The dialogue between Teian and the Nichiren priests revolved around the invocation of Amida Buddha in the Lotus Sutra and the Pure Land doctrine. Teian questioned Nichiren's teaching that the nembutsu (the primary practice of the Jōdo sects) causes one to fall into the Hell of Incessant Suffering. In response to this, the Nichiren sect asked if the Amida in the Lotus Sutra and the Amida of the Pure Land school are the same. Teian asserted that Amida is one and the same entity, regardless of where he is found. In response to this, the Nichiren sect asked Teian why Jōdo-shū rejected the Amida of the Lotus Sutra, asserting that its followers were encouraged to 'discard, close, seal, and abandon' the Lotus Sutra. Teian argued that this rejection is not about discarding other practices but rather about setting aside other practices except for the nembutsu at first to attain the mental faculty for devoutly practicing the nembutsu, further citing testimonies from the Pure Land sutras to support this view. The Nichiren priests countered using the Sutra of Infinite Meaning, where Sakyamuni Buddha acknowledges using expedient devices over forty years without yet revealing the truth. To this, Teian challenged the Nichiren priests, asking whether they also reject the sublimity of the Lotus Sutra if they reject the forty years of doctrines before the Lotus Sutra as mere preliminaries. The Nichiren spokesman became silent at this, leading to the raucous laughter of the entire hall and the stripping of his stole.

== Aftermath ==
At the end of the debate Oda Nobunaga came down from Azuchi Castle to Jōgon-in and summoned both the Nichiren and the Jōdo-shū supporters before him. To begin, he gave heavy praise to Gyokunen Reiyo and Teian of the Jōdo sect, in addition to giving them, as well as the prelate Shū, gifts for the trouble they had to go through due to the disturbance.

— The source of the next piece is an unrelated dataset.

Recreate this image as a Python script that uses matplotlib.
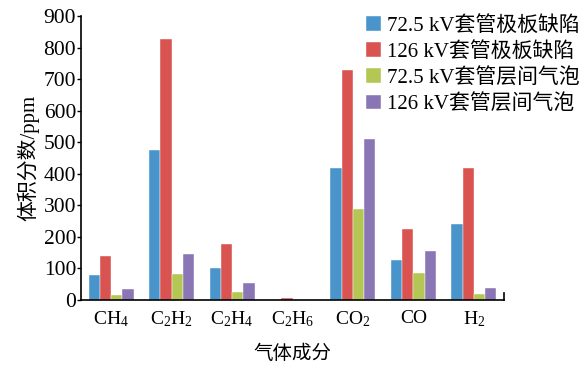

Nobunaga next had the Nichiren layman Ōwaki Densuke brought forward and reprimanded him for his inappropriate behavior. Despite being a mere salt peddler and not a holder of a province or district, Densuke had shown no favor to a prelate who had stayed at his lodgings and had allowed himself to be instigated by others to impugn his guest, causing an uproar. Nobunaga then had Densuke beheaded as punishment. Densuke's accomplice, Takebe Jōchi, who had caused the entire incident alongside Densuke, would later be caught fleeing from Nobunaga at the port of Sakai, leading to his arrest and subsequent beheading.

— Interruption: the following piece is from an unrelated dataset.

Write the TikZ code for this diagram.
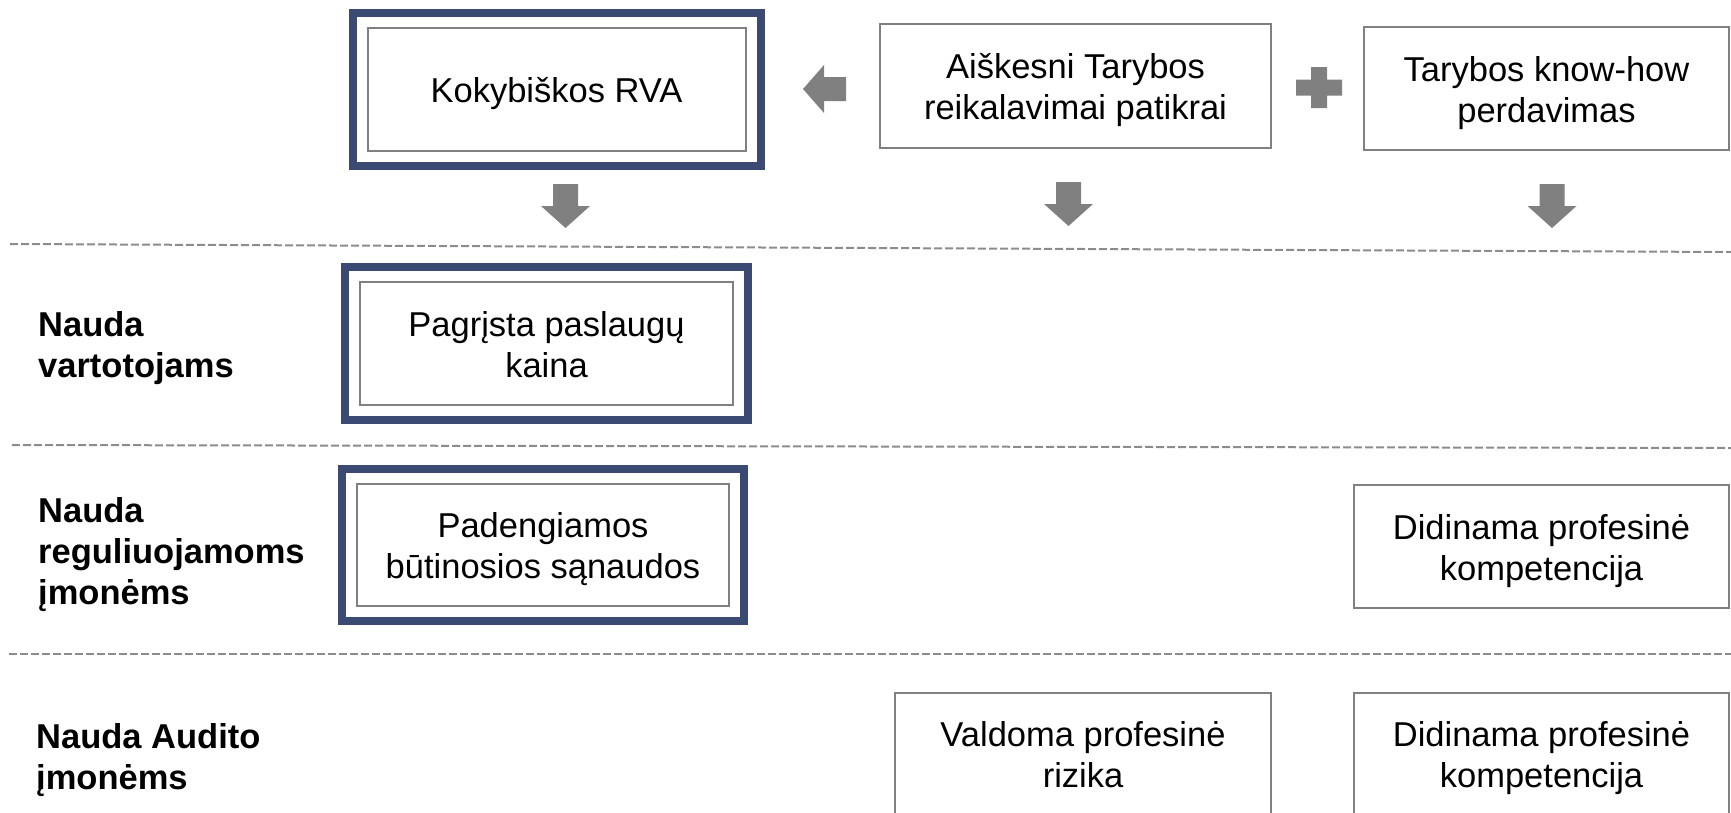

After this Nobunaga summoned Fuden, a highly learned and religiously unaffiliated scholar from Kyushu, and one of the supporters of the Nichiren sect in the debate. According to rumors, Fuden was extremely knowledgeable about Buddhist scriptures and had declared the Nichiren sect to be the best after studying the Eight Sects. However, he also stated that he would join any sect if Nobunaga instructed him to. Nobunaga perceived Fuden's actions as a scheme driven by greed and deception. He accused Fuden of joining the Nichiren sect for bribes, acting against his promises, and deliberately staying silent during the debate until the Nichiren sect appeared to be winning. Nobunaga concluded that Fuden's behavior was unbecoming of his age and erudition and had him decapitated as well.

Finally Nobunaga spoke to the remaining Nichiren dignitaries. He criticized the Nichiren sect for spending their time on temple beautification and boisterous harassment of other sects instead of studying, deeming it miscreant. He demanded they either convert to Jōdo-shū or document their concession and refrain from slandering other sects, believing the Nichiren establishment would later deny losing if there was not a written concession.

Fearful of a more widespread persecution, the Nichiren establishment apologized for its transgressions, acknowledged their defeat, and promised to never persecute any other sect in the future, but a large indemnity was still imposed upon it. The outcome established an enforced religious tolerance between Buddhist sects in Japan.